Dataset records
=-=-=-=-=

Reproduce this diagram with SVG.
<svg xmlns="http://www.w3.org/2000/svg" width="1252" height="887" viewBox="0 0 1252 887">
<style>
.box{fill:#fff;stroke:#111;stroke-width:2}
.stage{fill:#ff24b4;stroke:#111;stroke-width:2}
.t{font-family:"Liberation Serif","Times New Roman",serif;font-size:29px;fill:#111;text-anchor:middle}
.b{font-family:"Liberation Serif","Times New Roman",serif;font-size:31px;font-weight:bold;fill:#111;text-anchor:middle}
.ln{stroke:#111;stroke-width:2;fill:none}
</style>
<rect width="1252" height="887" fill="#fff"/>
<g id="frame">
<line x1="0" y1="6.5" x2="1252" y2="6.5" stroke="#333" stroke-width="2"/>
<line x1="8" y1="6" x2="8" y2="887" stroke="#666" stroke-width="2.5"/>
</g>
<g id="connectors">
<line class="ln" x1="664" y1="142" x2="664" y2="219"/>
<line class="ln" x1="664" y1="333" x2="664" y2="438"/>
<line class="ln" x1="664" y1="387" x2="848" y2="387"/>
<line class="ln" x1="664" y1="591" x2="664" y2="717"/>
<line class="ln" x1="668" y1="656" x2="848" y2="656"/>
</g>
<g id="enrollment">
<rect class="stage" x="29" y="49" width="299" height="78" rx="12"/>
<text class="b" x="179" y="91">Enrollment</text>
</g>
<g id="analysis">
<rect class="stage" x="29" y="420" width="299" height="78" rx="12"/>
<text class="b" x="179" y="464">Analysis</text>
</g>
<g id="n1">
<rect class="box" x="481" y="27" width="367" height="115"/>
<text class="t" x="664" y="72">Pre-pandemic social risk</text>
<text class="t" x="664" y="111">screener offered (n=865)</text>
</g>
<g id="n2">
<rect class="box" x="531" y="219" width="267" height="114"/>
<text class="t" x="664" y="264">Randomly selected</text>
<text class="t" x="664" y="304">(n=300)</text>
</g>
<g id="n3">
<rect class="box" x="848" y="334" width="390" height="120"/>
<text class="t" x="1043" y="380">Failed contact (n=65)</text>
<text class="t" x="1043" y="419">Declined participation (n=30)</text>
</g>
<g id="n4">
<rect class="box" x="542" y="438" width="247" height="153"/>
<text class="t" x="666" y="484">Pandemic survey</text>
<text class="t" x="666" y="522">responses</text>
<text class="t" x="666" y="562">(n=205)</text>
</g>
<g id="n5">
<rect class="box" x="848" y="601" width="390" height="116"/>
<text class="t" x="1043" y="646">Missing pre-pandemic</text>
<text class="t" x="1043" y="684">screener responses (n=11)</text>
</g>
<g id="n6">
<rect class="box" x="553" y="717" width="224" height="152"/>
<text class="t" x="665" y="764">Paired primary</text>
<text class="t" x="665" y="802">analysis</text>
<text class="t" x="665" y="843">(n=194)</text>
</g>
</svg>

=-=-=-=-=

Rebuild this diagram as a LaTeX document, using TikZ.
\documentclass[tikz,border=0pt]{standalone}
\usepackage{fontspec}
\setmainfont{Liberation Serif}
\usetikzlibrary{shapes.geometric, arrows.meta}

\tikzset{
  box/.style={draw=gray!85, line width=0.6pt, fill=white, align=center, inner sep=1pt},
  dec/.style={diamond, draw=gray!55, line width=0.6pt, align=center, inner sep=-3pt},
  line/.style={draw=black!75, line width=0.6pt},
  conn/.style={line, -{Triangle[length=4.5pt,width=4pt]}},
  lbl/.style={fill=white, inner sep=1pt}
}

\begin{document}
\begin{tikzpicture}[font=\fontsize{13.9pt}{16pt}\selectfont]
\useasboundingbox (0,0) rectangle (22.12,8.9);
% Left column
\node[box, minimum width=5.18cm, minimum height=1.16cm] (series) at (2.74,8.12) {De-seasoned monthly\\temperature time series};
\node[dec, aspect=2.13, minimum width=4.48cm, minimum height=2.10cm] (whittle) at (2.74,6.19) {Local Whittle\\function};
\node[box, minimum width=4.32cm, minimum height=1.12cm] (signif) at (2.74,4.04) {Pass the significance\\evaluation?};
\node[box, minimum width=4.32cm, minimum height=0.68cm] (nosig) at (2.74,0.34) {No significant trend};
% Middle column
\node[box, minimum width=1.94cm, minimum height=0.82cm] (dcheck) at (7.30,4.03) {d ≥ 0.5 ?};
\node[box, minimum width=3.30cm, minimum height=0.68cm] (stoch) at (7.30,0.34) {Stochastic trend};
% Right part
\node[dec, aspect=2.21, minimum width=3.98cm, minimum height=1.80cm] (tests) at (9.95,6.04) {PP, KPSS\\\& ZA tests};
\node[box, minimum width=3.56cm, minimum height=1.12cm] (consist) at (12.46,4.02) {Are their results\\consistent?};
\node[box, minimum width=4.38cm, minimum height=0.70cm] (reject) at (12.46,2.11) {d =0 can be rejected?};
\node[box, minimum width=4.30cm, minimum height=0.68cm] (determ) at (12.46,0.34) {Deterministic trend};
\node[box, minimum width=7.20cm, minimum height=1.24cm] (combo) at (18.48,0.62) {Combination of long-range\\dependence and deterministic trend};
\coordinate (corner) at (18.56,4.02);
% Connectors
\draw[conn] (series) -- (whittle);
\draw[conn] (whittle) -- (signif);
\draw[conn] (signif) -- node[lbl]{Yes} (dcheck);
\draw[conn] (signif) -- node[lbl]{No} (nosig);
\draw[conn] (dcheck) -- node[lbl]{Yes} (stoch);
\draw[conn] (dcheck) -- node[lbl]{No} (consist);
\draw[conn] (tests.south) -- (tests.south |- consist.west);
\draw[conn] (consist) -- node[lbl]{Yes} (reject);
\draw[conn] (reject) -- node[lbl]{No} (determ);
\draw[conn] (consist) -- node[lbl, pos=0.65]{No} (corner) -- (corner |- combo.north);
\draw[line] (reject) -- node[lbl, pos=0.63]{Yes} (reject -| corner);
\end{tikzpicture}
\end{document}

=-=-=-=-=

Given problem =
Gather each line in these records that contains the string "this".

Written reply =
Reproduce this diagram with SVG.
Rebuild this diagram as a LaTeX document, using TikZ.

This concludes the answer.